Friday, September 24, 2010

Sony SLTs and ghosting

The release of the new Sony SLT's has unleashed another torrent of web activity. This is divided into two very broad categories. The first is excited about the prospect of some really interesting new products bringing new abilities to the photographer. The other is upset that 'traditional' photographic values are being lost in the rush to introduce new gimmicks.

The epicentres (if you can have more than one epicentre) of this dispute are two technologies. The SLT and the EVF. I cant talk about the EVF now as I havent handled the camera and so cant comment except in very broad terms. However, there are thousands of samples of A33/55 images out there on the net now so I feel I can comment on the ghosting (non) issue.

My guess is this argument will just go round and round in circles for years. Someone in one of the hundred of threads on this issue raised the idea that question could be settled via independent quality testing from site like Alamy being the ultimate judge. I understand the logic of that argument, I’ve even used it myself, but its never got anywhere.

Despite submitting thousands of images and getting many fails, I have never, ever, had a single reject for excessive noise. Instead, I’ve been repeatedly rejected because a 12 Mp capture could not be uprezzed to meet the minimum size requirements. Yet, no matter how much this is repeated I am constantly told that Mp dont count and that all we need is lower noise.

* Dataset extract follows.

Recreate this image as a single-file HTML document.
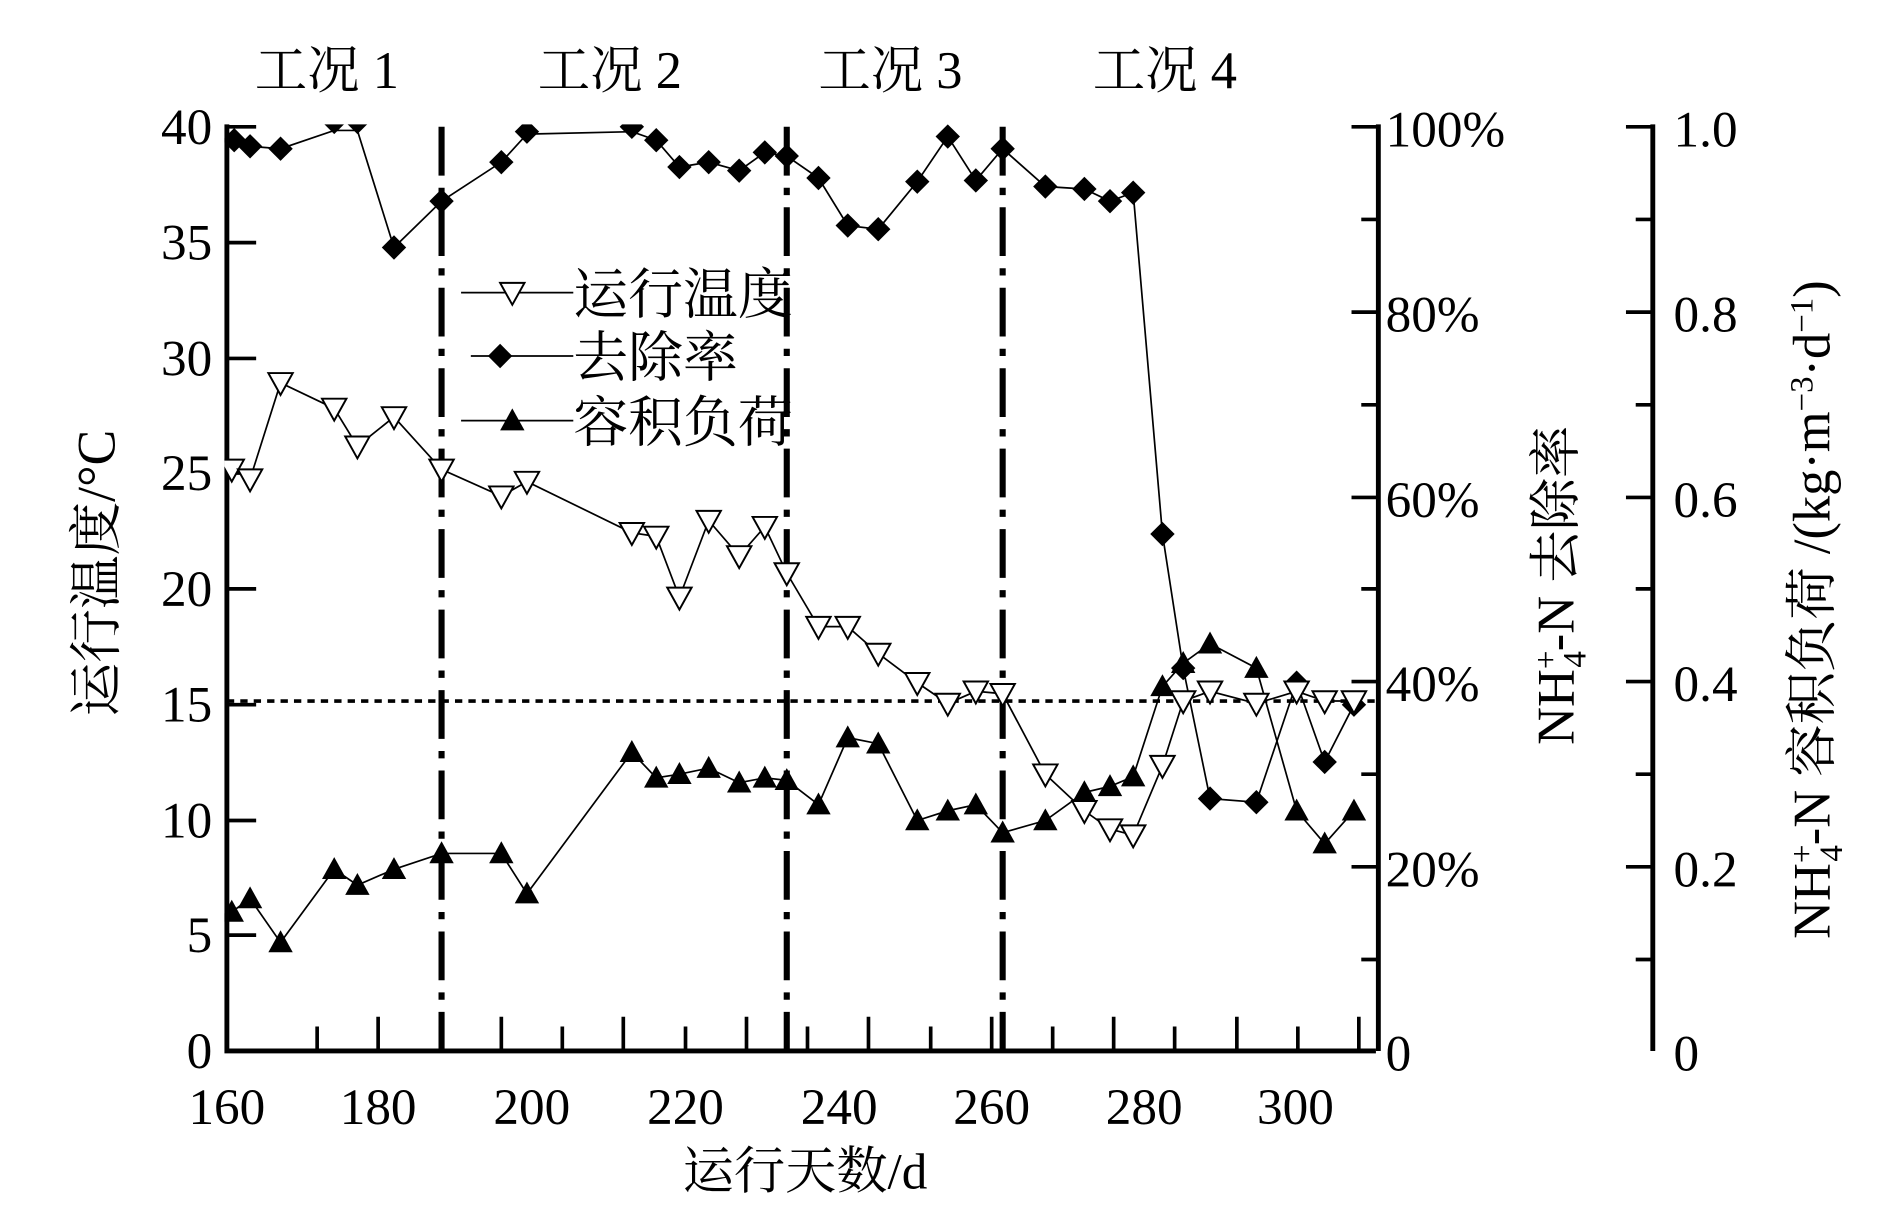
<!DOCTYPE html>
<html><head><meta charset="utf-8"><style>
html,body{margin:0;padding:0;background:#fff;}
svg{display:block;}
text{font-family:"Liberation Serif","Noto Serif CJK SC",serif;fill:#000;}
</style></head><body>
<svg width="1887" height="1207" viewBox="0 0 1547 990" preserveAspectRatio="none" xmlns="http://www.w3.org/2000/svg">
<defs>
<clipPath id="pc"><rect x="184" y="102" width="944" height="762"/></clipPath>
<symbol id="tri" overflow="visible"><path d="M-10,-8 L10,-8 L0,10 Z" fill="#fff" stroke="#000" stroke-width="1.6"/></symbol>
<symbol id="dia" overflow="visible"><path d="M0,-10 L10,0 L0,10 L-10,0 Z" fill="#000"/></symbol>
<symbol id="up" overflow="visible"><path d="M0,-10 L10,8 L-10,8 Z" fill="#000"/></symbol>
</defs>
<g font-size="43" text-anchor="middle">
<text x="268" y="72">工况 1</text>
<text x="500" y="72">工况 2</text>
<text x="730" y="72">工况 3</text>
<text x="955" y="72">工况 4</text>
</g>
<g stroke="#000" fill="none">
<path d="M186,102 V862 H1128" stroke-width="4"/>
<path d="M1130,102 V862" stroke-width="4"/>
<path d="M1355,102 V862" stroke-width="4"/>
<g stroke-width="3">
<path d="M186,104 h24 M186,199 h24 M186,294 h24 M186,388 h24 M186,483 h24 M186,578 h24 M186,673 h24 M186,767 h24"/>
<path d="M1130,104 h-22 M1130,180 h-14 M1130,256 h-22 M1130,332 h-14 M1130,408 h-22 M1130,483 h-14 M1130,559 h-22 M1130,635 h-14 M1130,711 h-22 M1130,787 h-14"/>
<path d="M1355,104 h-22 M1355,180 h-14 M1355,256 h-22 M1355,332 h-14 M1355,408 h-22 M1355,483 h-14 M1355,559 h-22 M1355,635 h-14 M1355,711 h-22 M1355,787 h-14"/>
<path d="M260,862 v-20 M310,862 v-28 M361,862 v-20 M411,862 v-28 M461,862 v-20 M511,862 v-28 M562,862 v-20 M612,862 v-28 M662,862 v-20 M712,862 v-28 M763,862 v-20 M813,862 v-28 M863,862 v-20 M913,862 v-28 M963,862 v-20 M1014,862 v-28 M1064,862 v-20 M1114,862 v-28"/>
</g>
</g>
<g font-size="42" text-anchor="end">
<text x="174" y="118">40</text><text x="174" y="213">35</text><text x="174" y="308">30</text><text x="174" y="402">25</text>
<text x="174" y="497">20</text><text x="174" y="592">15</text><text x="174" y="687">10</text><text x="174" y="781">5</text><text x="174" y="876">0</text>
</g>
<g font-size="42">
<text x="1136" y="120">100%</text><text x="1136" y="272">80%</text><text x="1136" y="424">60%</text><text x="1136" y="575">40%</text><text x="1136" y="727">20%</text><text x="1136" y="878">0</text>
<text x="1372" y="120">1.0</text><text x="1372" y="272">0.8</text><text x="1372" y="424">0.6</text><text x="1372" y="575">0.4</text><text x="1372" y="727">0.2</text><text x="1372" y="878">0</text>
</g>
<g font-size="42" text-anchor="middle">
<text x="186" y="922">160</text><text x="310" y="922">180</text><text x="436" y="922">200</text><text x="562" y="922">220</text><text x="688" y="922">240</text><text x="813" y="922">260</text><text x="938" y="922">280</text><text x="1062" y="922">300</text>
<text x="660" y="975">运行天数/d</text>
</g>
<text font-size="44" text-anchor="middle" transform="translate(94,470) rotate(-90)">运行温度/°C</text>
<text font-size="43" text-anchor="middle" transform="translate(1290,480) rotate(-90)">NH<tspan font-size="27" dy="-14">+</tspan><tspan font-size="27" dx="-14" dy="24">4</tspan><tspan dy="-10">-N 去除率</tspan></text>
<text font-size="43" text-anchor="middle" transform="translate(1500,500) rotate(-90)">NH<tspan font-size="27" dy="-14">+</tspan><tspan font-size="27" dx="-14" dy="24">4</tspan><tspan dy="-10">-N 容积负荷 /(kg·m</tspan><tspan font-size="27" dy="-14">−3</tspan><tspan dy="14">·d</tspan><tspan font-size="27" dy="-14">−1</tspan><tspan dy="14">)</tspan></text>
<path d="M186,575 H1128" stroke="#000" stroke-width="3" stroke-dasharray="6,5" fill="none"/>
<g stroke="#000" stroke-width="5" fill="none" stroke-dasharray="40,10,6,10">
<path d="M362,104 V862"/><path d="M645,104 V862"/><path d="M822,104 V862"/>
</g>
<g clip-path="url(#pc)">
<polyline fill="none" stroke="#000" stroke-width="1.4" points="192,115 205,120 230,122 274,107 293,107 323,203 362,165 411,133 432,110 518,108 538,115 557,137 581,133 606,140 627,125 645,128 671,146 695,185 720,188 752,149 777,112 800,148 822,122 857,153 889,155 910,165 929,158 953,438 970,548 992,655 1030,658 1063,560 1086,625 1110,578"/>
<g>
<use href="#dia" x="192" y="115"/><use href="#dia" x="205" y="120"/><use href="#dia" x="230" y="122"/><use href="#dia" x="274" y="100"/><use href="#dia" x="293" y="100"/><use href="#dia" x="323" y="203"/><use href="#dia" x="362" y="165"/><use href="#dia" x="411" y="133"/><use href="#dia" x="432" y="108"/><use href="#dia" x="518" y="104"/><use href="#dia" x="538" y="115"/><use href="#dia" x="557" y="137"/><use href="#dia" x="581" y="133"/><use href="#dia" x="606" y="140"/><use href="#dia" x="627" y="125"/><use href="#dia" x="645" y="128"/><use href="#dia" x="671" y="146"/><use href="#dia" x="695" y="185"/><use href="#dia" x="720" y="188"/><use href="#dia" x="752" y="149"/><use href="#dia" x="777" y="112"/><use href="#dia" x="800" y="148"/><use href="#dia" x="822" y="122"/><use href="#dia" x="857" y="153"/><use href="#dia" x="889" y="155"/><use href="#dia" x="910" y="165"/><use href="#dia" x="929" y="158"/><use href="#dia" x="953" y="438"/><use href="#dia" x="970" y="548"/><use href="#dia" x="992" y="655"/><use href="#dia" x="1030" y="658"/><use href="#dia" x="1063" y="560"/><use href="#dia" x="1086" y="625"/><use href="#dia" x="1110" y="578"/>
</g>
<polyline fill="none" stroke="#000" stroke-width="1.4" points="190,748 205,737 230,773 274,713 293,726 323,713 362,700 411,700 432,733 518,617 538,638 557,635 581,630 606,642 627,638 645,640 671,660 695,605 720,610 752,673 777,665 800,660 822,683 857,673 889,650 910,645 929,637 953,563 970,544 992,528 1030,548 1063,665 1086,692 1110,665"/>
<g>
<use href="#up" x="190" y="748"/><use href="#up" x="205" y="737"/><use href="#up" x="230" y="773"/><use href="#up" x="274" y="713"/><use href="#up" x="293" y="726"/><use href="#up" x="323" y="713"/><use href="#up" x="362" y="700"/><use href="#up" x="411" y="700"/><use href="#up" x="432" y="733"/><use href="#up" x="518" y="617"/><use href="#up" x="538" y="638"/><use href="#up" x="557" y="635"/><use href="#up" x="581" y="630"/><use href="#up" x="606" y="642"/><use href="#up" x="627" y="638"/><use href="#up" x="645" y="640"/><use href="#up" x="671" y="660"/><use href="#up" x="695" y="605"/><use href="#up" x="720" y="610"/><use href="#up" x="752" y="673"/><use href="#up" x="777" y="665"/><use href="#up" x="800" y="660"/><use href="#up" x="822" y="683"/><use href="#up" x="857" y="673"/><use href="#up" x="889" y="650"/><use href="#up" x="910" y="645"/><use href="#up" x="929" y="637"/><use href="#up" x="953" y="563"/><use href="#up" x="970" y="544"/><use href="#up" x="992" y="528"/><use href="#up" x="1030" y="548"/><use href="#up" x="1063" y="665"/><use href="#up" x="1086" y="692"/><use href="#up" x="1110" y="665"/>
</g>
<polyline fill="none" stroke="#000" stroke-width="1.4" points="190,385 205,393 230,314 274,335 293,366 323,342 362,385 411,407 432,395 518,437 538,440 557,490 581,427 606,456 627,432 645,470 671,514 695,514 720,536 752,560 777,577 800,567 822,569 857,635 889,665 910,680 929,685 953,628 970,575 992,567 1030,577 1063,567 1086,575 1110,575"/>
<g>
<use href="#tri" x="190" y="385"/><use href="#tri" x="205" y="393"/><use href="#tri" x="230" y="314"/><use href="#tri" x="274" y="335"/><use href="#tri" x="293" y="366"/><use href="#tri" x="323" y="342"/><use href="#tri" x="362" y="385"/><use href="#tri" x="411" y="407"/><use href="#tri" x="432" y="395"/><use href="#tri" x="518" y="437"/><use href="#tri" x="538" y="440"/><use href="#tri" x="557" y="490"/><use href="#tri" x="581" y="427"/><use href="#tri" x="606" y="456"/><use href="#tri" x="627" y="432"/><use href="#tri" x="645" y="470"/><use href="#tri" x="671" y="514"/><use href="#tri" x="695" y="514"/><use href="#tri" x="720" y="536"/><use href="#tri" x="752" y="560"/><use href="#tri" x="777" y="577"/><use href="#tri" x="800" y="567"/><use href="#tri" x="822" y="569"/><use href="#tri" x="857" y="635"/><use href="#tri" x="889" y="665"/><use href="#tri" x="910" y="680"/><use href="#tri" x="929" y="685"/><use href="#tri" x="953" y="628"/><use href="#tri" x="970" y="575"/><use href="#tri" x="992" y="567"/><use href="#tri" x="1030" y="577"/><use href="#tri" x="1063" y="567"/><use href="#tri" x="1086" y="575"/><use href="#tri" x="1110" y="575"/>
</g>
</g>
<g stroke="#000" stroke-width="1.4">
<path d="M378,240 H470"/><path d="M386,292 H470"/><path d="M378,345 H470"/>
</g>
<use href="#tri" x="420" y="240"/><use href="#dia" x="410" y="292"/><use href="#up" x="420" y="345"/>
<g font-size="45">
<text x="470" y="257">运行温度</text>
<text x="470" y="309">去除率</text>
<text x="470" y="362">容积负荷</text>
</g>
</svg>
</body></html>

Sony’s noise performance did (and I stress the past tense) lag the mainstream slightly but never as much as people claimed and never with the real impact people feared. Ghosting is an issue but on all the evidence I’ve seen its precisely the same scenario, no-where near the problem claimed and nothing like the impact feared.

But Sony is a hated brand (even, or perhaps especially, by its own users) so this alone will give the topic legs. Combined with an especially conservative current market I suspect people will continue doing 100, 200, even 300% inspections trying to find the most minute problems. That is what it is.

All I know is that the people actually working with the new cameras to get great images are almost certainly going to be doing better and enjoying their hobby/work far than those spending their energy just complaining about them.